Lois Lerner, the former head of the IRS tax exempt division, is asking a federal judge to keep her deposition in a class action lawsuit related to the targeting scandal secret.

Lerner and another IRS manager, Holly Paz, claim they were harassed and received death threats for their role in the scandal and believe that releasing their depositions will lead to further threats.

Washington Times:

The two women submitted secret evidence to the judge that they said backed up the death threat claim. They said the threats they’ve already gotten contained “graphic, profane and disturbing language” that they said has caused them embarrassment.

The groups suing the IRS in the class action lawsuit have objected to the secrecy order, leaving the matter to Judge Barrett to decide.

So Lerner feels "embarrassment"? She is afraid of "threats"? Imagine what went through the minds of ordinary citizens who felt the heavy hand of the IRS tearing apart their lives, asking for the most personal information, and violating the most sacred principles of individual and political freedom.

Suck it up, Lerner, and come clean.

Both Ms. Lerner and Ms. Paz are among the IRS figures who’ve been ordered to be deposed in the class action lawsuit. Ms. Paz already gave one deposition in the case in 2015.

The women want that past deposition and their future testimony to remain hidden from the public and only available to the lawyers involved in the case. They asked that the seal be permanent.

Ms. Lerner has refused to talk in public about her role in the targeting, famously engaging in a showdown with the House Oversight Committee after she appeared, delivered a statement of innocence and then balked at answering any questions.

The House eventually voted to hold her in contempt, but an Obama administration prosecutor — acting just hours before his resignation became effective — announced the Justice Department wouldn’t pursue the case.

The Justice Department also cleared Ms. Lerner in a criminal investigation, saying she was one of the first in the IRS to realize they were acting wrongly, and took steps to clean up the mess.

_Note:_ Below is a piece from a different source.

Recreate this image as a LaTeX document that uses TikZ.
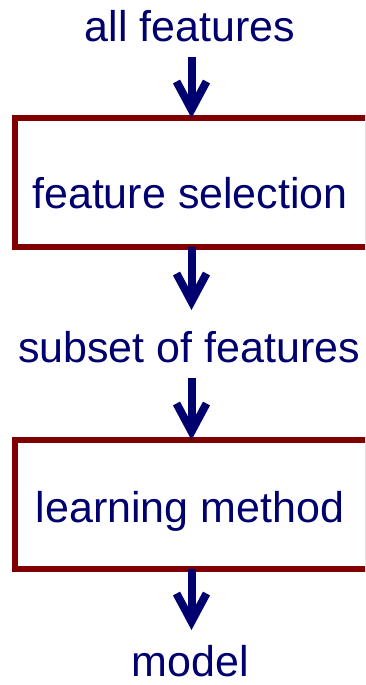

House Republicans asked Wednesday that the Trump administration reopen the case. They say Ms. Lerner obstructed official investigations and pointed to evidence from emails in which Ms. Lerner mocked conservatives and Republicans as evidence of malice, which the GOP said helped foster the environment that led to tea party groups being targeted by the IRS.

The IRS still faces several legal cases stemming from the targeting.

The class action lawsuit involves 428 groups who were snared by the IRS targeting procedures. That case, which is being heard in a federal court in Ohio, is in the discovery phase, and Ms. Lerner and Ms. Paz are supposed to give testimony.

IRS officials also agreed to turn over the system reports it generated for each of the 428 groups targeted.